On September 4, 1985, two young women boarded a Greyhound bus for Portland. The two, Moira Bell* and Kitty Cain,* had met at a drug rehab program in Seattle, and when they got out, they decided to head south. They were very young, fifteen and sixteen, but far too familiar with the seamy side of life even though their pretty faces were dewy and almost childlike.

They had barely arrived in Portland before local officers picked them up and radioed in a Wants and Warrants request. Kitty Cain was kept in jail, but Moira Bell’s name brought forth no outstanding warrants and she was driven back to the bus station. She was tired and broke and she made several collect phone calls to Seattle to men she knew there. With no help forthcoming, she struck up a conversation with a man she knew only as “B.B.” They both indulged in cocaine, enough for Moira to go out on the street for three hours to make motel money. With enough to pay for a room, Moira slept all night and most of the next day.

On September 5, she was working Union Street at about ten PM with another girl she knew. It wasn’t a good night. About midnight, one john pulled a knife on her, but she managed to get away. At three in the morning, she got into an argument with B.B. She didn’t have enough for a room, so she was still out on Union an hour later.

A blue taxi, a station wagon with a company logo on the door and a light on top, pulled up to the curb near Moira, and the driver said, “Do you want a date?”

She asked what he wanted and they agreed on oral sex for $20. She studied the cab’s interior as they drove: a navy blue dash, navy vinyl bench seats with headrests, automatic transmission, an old-fashioned meter with a white flag, and a package of Benson & Hedges on the dash. She wasn’t afraid. It was just her habit to memorize her surroundings. What she was doing to survive was dumb and dangerous, but Moira herself was very smart.
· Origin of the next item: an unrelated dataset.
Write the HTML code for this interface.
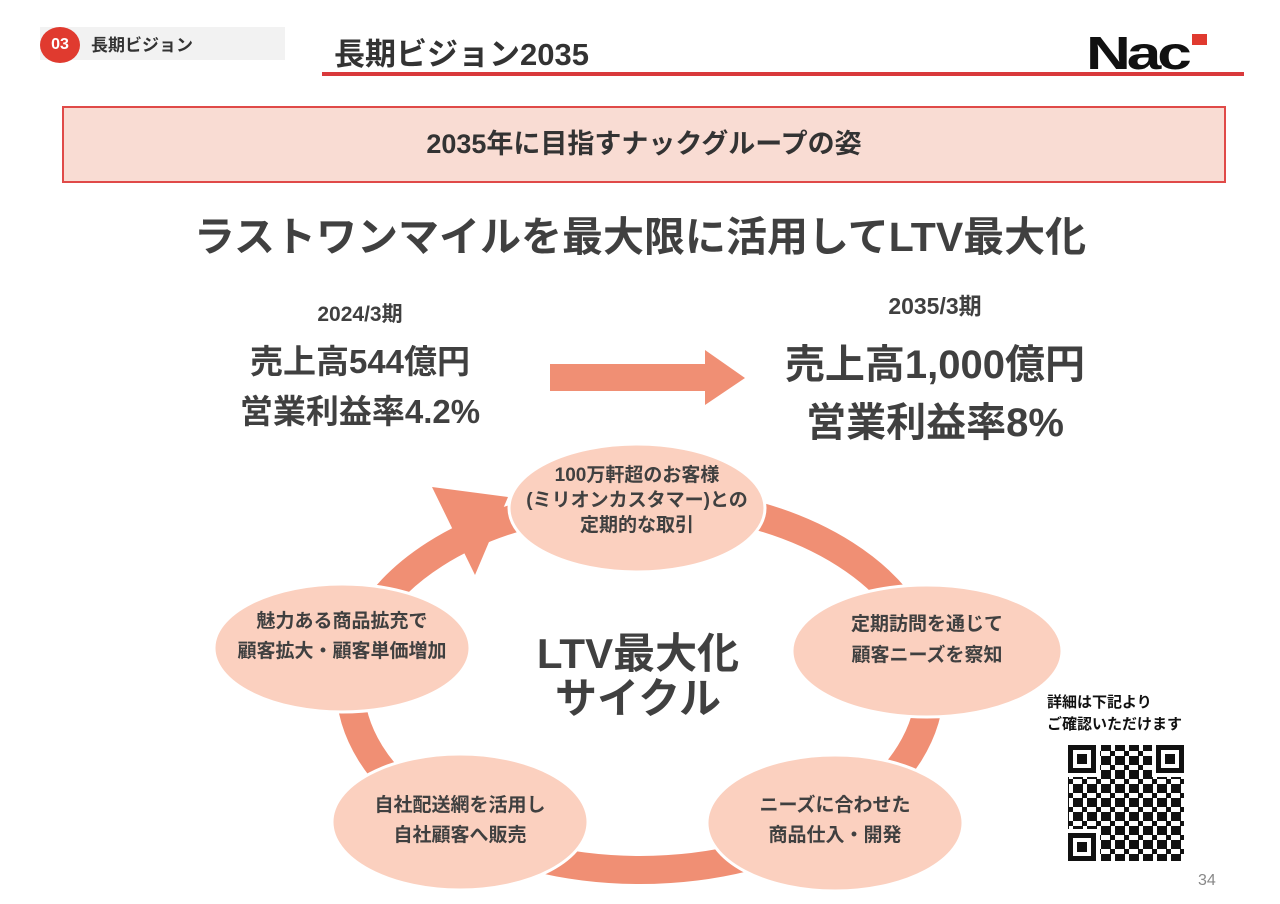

The cab headed south, and then the driver parked under a bridge. He handed Moira a twenty-dollar bill and she slipped it into her right boot. She didn’t use birth control pills, but she always carried condoms with her. As she bent over to put one on her client’s erect penis, he suddenly grabbed her hair in his right hand and produced a knife with his left.

“Do as I say or I’ll kill you.” He breathed.

She took him seriously, letting him tape her wrists together behind her back with masking tape. Then he taped her arms to her body at her elbows. She was helpless. The driver forced her to the floorboard where she had to kneel. He headed toward the freeway going north, and then west.

“Excuse me,” she asked, “but what are you going to do with me?”

“Whatever I want. Do as I say and I won’t kill you.”

As they drove through the darkness just before dawn, the cabdriver alternately threatened her with the knife and checked her bonds to be sure they hadn’t loosened. Finally, she heard the sound of gravel as the station wagon pulled off the road and parked. The driver leaned over and felt in her boots—he wanted his money back.

“It’s in my right boot,” she whispered.

“Shut up! I didn’t tell you to talk.”

Next, he walked around to the passenger door and pulled her roughly out into the chilly air. He grabbed the front of her sweater dress, pulling it down to her waist. His efforts to get her dress off detached the tape where her elbows had been pinned to her body. But her wrists were still tightly bound together and she couldn’t fight him as he tore her panties, panty hose, and bra away, leaving her naked, except for the sweater dress at her waist.

And then he forced her onto the hood of his vehicle and raped her violently. As he pulled her off the hood, he punched her twice in the face, making her dizzy and she started to fall. That angered him and he socked her twice more, this time in her spine.

She was bleeding now, and the rapist was furious that he’d gotten her blood on his hand. He climbed into his cab, grabbed a rag, and wiped it off. She lay very still on the ground, hoping he would just drive away and leave her there, wherever she was. But he sat quietly in the driver’s seat for what seemed to her “a very long time.” She hoped against hope that he wouldn’t come back.

But he did. When he headed toward her, she could see that he’d changed his clothes; he now wore a blue nylon jumpsuit with an angled pocket that was zipped closed. Methodically, he tore the tape off her wrists, and finished ripping her dress off. He grunted as he used her panty hose to strangle her, but they tore in two. He reached into his back pocket for a blue bandanna. Once again, he placed a ligature around her neck and tightened it, but even though the bandanna was stronger, it broke, too.

“I pretended I was dead,” Moira later told a female F.B.I. agent. “He went back and sat in the driver’s seat again. After a while, he came back and checked my pulse and my neck. He said, ‘Sorry, but I’m going to have to kill you. You might tell.’ ”

She lay as still as death, offering no resistance at all as he grabbed her ankles and dragged her backward over rocks and sharp weeds for about seventy-five feet to the edge of a steep embankment. “It was about thirty-five feet down, but he pushed me over. I stayed limp and kept playing dead. I rolled only about halfway down because something, maybe a tree or something, caught me.”